(begin)
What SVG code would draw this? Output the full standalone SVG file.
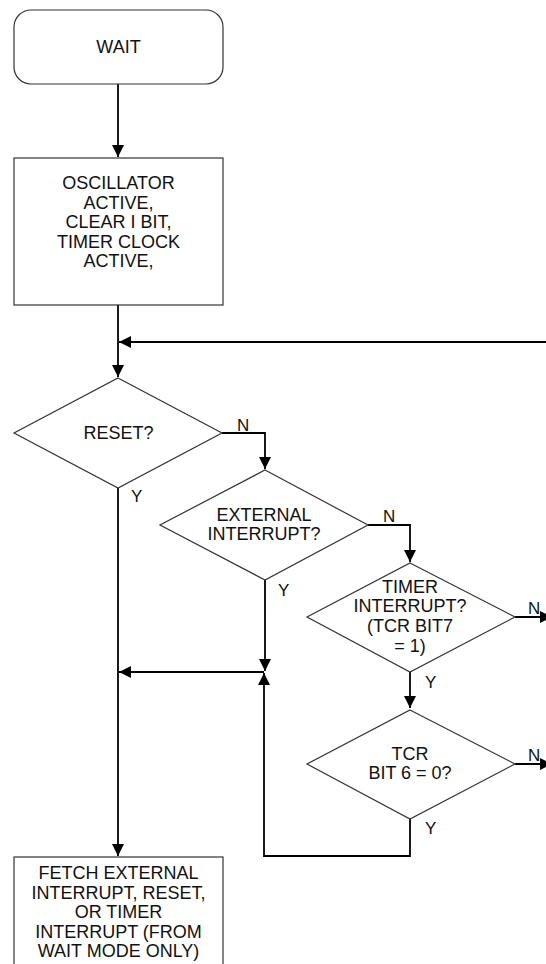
<svg xmlns="http://www.w3.org/2000/svg" width="546" height="964" viewBox="0 0 546 964">
<defs>
<marker id="ah" viewBox="0 0 12 12" refX="12" refY="6" markerWidth="12" markerHeight="12" markerUnits="userSpaceOnUse" orient="auto">
<path d="M0,0 L12,6 L0,12 Z" fill="#000"/>
</marker>
</defs>
<style>
.box{fill:#fff;stroke:#333;stroke-width:1.2}
.c{fill:none;stroke:#000;stroke-width:1.8}
text{font-family:"Liberation Sans",Arial,sans-serif;font-size:18px;fill:#111;text-anchor:middle}
.lbl{text-anchor:start;font-size:17px}
</style>
<rect width="546" height="964" fill="#fff"/>
<g id="connectors">
<path class="c" d="M118,84 V157" marker-end="url(#ah)"/>
<path class="c" d="M118,305 V377" marker-end="url(#ah)"/>
<path class="c" d="M546,342 H119" marker-end="url(#ah)"/>
<path class="c" d="M222,433 H265 V469" marker-end="url(#ah)"/>
<path class="c" d="M118,488 V856" marker-end="url(#ah)"/>
<path class="c" d="M368,525 H410 V562" marker-end="url(#ah)"/>
<path class="c" d="M265,580 V671" marker-end="url(#ah)"/>
<path class="c" d="M515,617 H552" marker-end="url(#ah)"/>
<path class="c" d="M410,672 V708" marker-end="url(#ah)"/>
<path class="c" d="M515,764 H552" marker-end="url(#ah)"/>
<path class="c" d="M410,819 V856 H264 V673" marker-end="url(#ah)"/>
<path class="c" d="M264,672 H119" marker-end="url(#ah)"/>
</g>
<g id="wait">
<rect class="box" x="14" y="10" width="209" height="74" rx="17"/>
<text x="118.5" y="53">WAIT</text>
</g>
<g id="osc">
<rect class="box" x="14" y="158" width="209" height="147"/>
<text x="118.5" y="189">OSCILLATOR</text>
<text x="118.5" y="209">ACTIVE,</text>
<text x="118.5" y="228">CLEAR I BIT,</text>
<text x="118.5" y="248">TIMER CLOCK</text>
<text x="118.5" y="267">ACTIVE,</text>
</g>
<g id="reset">
<polygon class="box" points="118,378 222,433 118,488 14,433"/>
<text x="118.5" y="439">RESET?</text>
<text class="lbl" x="237" y="431">N</text>
<text class="lbl" x="131" y="502">Y</text>
</g>
<g id="ext">
<polygon class="box" points="265,470 368,525 265,580 160,525"/>
<text x="264" y="521">EXTERNAL</text>
<text x="264" y="540">INTERRUPT?</text>
<text class="lbl" x="383" y="522">N</text>
<text class="lbl" x="278" y="596">Y</text>
</g>
<g id="timer">
<polygon class="box" points="410,563 515,617 410,672 307,617"/>
<text x="410" y="593">TIMER</text>
<text x="410" y="612">INTERRUPT?</text>
<text x="410" y="632">(TCR BIT7</text>
<text x="410" y="652">= 1)</text>
<text class="lbl" x="528" y="614">N</text>
<text class="lbl" x="425" y="688">Y</text>
</g>
<g id="tcr">
<polygon class="box" points="410,710 515,764 410,819 307,764"/>
<text x="410" y="760">TCR</text>
<text x="410" y="779">BIT 6 = 0?</text>
<text class="lbl" x="528" y="761">N</text>
<text class="lbl" x="425" y="834">Y</text>
</g>
<g id="fetch">
<rect class="box" x="14" y="857" width="209" height="112"/>
<text x="118.5" y="879">FETCH EXTERNAL</text>
<text x="118.5" y="899">INTERRUPT, RESET,</text>
<text x="118.5" y="918">OR TIMER</text>
<text x="118.5" y="938">INTERRUPT (FROM</text>
<text x="118.5" y="957">WAIT MODE ONLY)</text>
</g>
</svg>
(end)
EXERCISE PROMPT: Return the listing above in full and without alteration, excluding its pictures.

SOLUTION FOR THIS PROBLEM:
What SVG code would draw this? Output the full standalone SVG file.
<svg xmlns="http://www.w3.org/2000/svg" width="546" height="964" viewBox="0 0 546 964">
<defs>
<marker id="ah" viewBox="0 0 12 12" refX="12" refY="6" markerWidth="12" markerHeight="12" markerUnits="userSpaceOnUse" orient="auto">
<path d="M0,0 L12,6 L0,12 Z" fill="#000"/>
</marker>
</defs>
<style>
.box{fill:#fff;stroke:#333;stroke-width:1.2}
.c{fill:none;stroke:#000;stroke-width:1.8}
text{font-family:"Liberation Sans",Arial,sans-serif;font-size:18px;fill:#111;text-anchor:middle}
.lbl{text-anchor:start;font-size:17px}
</style>
<rect width="546" height="964" fill="#fff"/>
<g id="connectors">
<path class="c" d="M118,84 V157" marker-end="url(#ah)"/>
<path class="c" d="M118,305 V377" marker-end="url(#ah)"/>
<path class="c" d="M546,342 H119" marker-end="url(#ah)"/>
<path class="c" d="M222,433 H265 V469" marker-end="url(#ah)"/>
<path class="c" d="M118,488 V856" marker-end="url(#ah)"/>
<path class="c" d="M368,525 H410 V562" marker-end="url(#ah)"/>
<path class="c" d="M265,580 V671" marker-end="url(#ah)"/>
<path class="c" d="M515,617 H552" marker-end="url(#ah)"/>
<path class="c" d="M410,672 V708" marker-end="url(#ah)"/>
<path class="c" d="M515,764 H552" marker-end="url(#ah)"/>
<path class="c" d="M410,819 V856 H264 V673" marker-end="url(#ah)"/>
<path class="c" d="M264,672 H119" marker-end="url(#ah)"/>
</g>
<g id="wait">
<rect class="box" x="14" y="10" width="209" height="74" rx="17"/>
<text x="118.5" y="53">WAIT</text>
</g>
<g id="osc">
<rect class="box" x="14" y="158" width="209" height="147"/>
<text x="118.5" y="189">OSCILLATOR</text>
<text x="118.5" y="209">ACTIVE,</text>
<text x="118.5" y="228">CLEAR I BIT,</text>
<text x="118.5" y="248">TIMER CLOCK</text>
<text x="118.5" y="267">ACTIVE,</text>
</g>
<g id="reset">
<polygon class="box" points="118,378 222,433 118,488 14,433"/>
<text x="118.5" y="439">RESET?</text>
<text class="lbl" x="237" y="431">N</text>
<text class="lbl" x="131" y="502">Y</text>
</g>
<g id="ext">
<polygon class="box" points="265,470 368,525 265,580 160,525"/>
<text x="264" y="521">EXTERNAL</text>
<text x="264" y="540">INTERRUPT?</text>
<text class="lbl" x="383" y="522">N</text>
<text class="lbl" x="278" y="596">Y</text>
</g>
<g id="timer">
<polygon class="box" points="410,563 515,617 410,672 307,617"/>
<text x="410" y="593">TIMER</text>
<text x="410" y="612">INTERRUPT?</text>
<text x="410" y="632">(TCR BIT7</text>
<text x="410" y="652">= 1)</text>
<text class="lbl" x="528" y="614">N</text>
<text class="lbl" x="425" y="688">Y</text>
</g>
<g id="tcr">
<polygon class="box" points="410,710 515,764 410,819 307,764"/>
<text x="410" y="760">TCR</text>
<text x="410" y="779">BIT 6 = 0?</text>
<text class="lbl" x="528" y="761">N</text>
<text class="lbl" x="425" y="834">Y</text>
</g>
<g id="fetch">
<rect class="box" x="14" y="857" width="209" height="112"/>
<text x="118.5" y="879">FETCH EXTERNAL</text>
<text x="118.5" y="899">INTERRUPT, RESET,</text>
<text x="118.5" y="918">OR TIMER</text>
<text x="118.5" y="938">INTERRUPT (FROM</text>
<text x="118.5" y="957">WAIT MODE ONLY)</text>
</g>
</svg>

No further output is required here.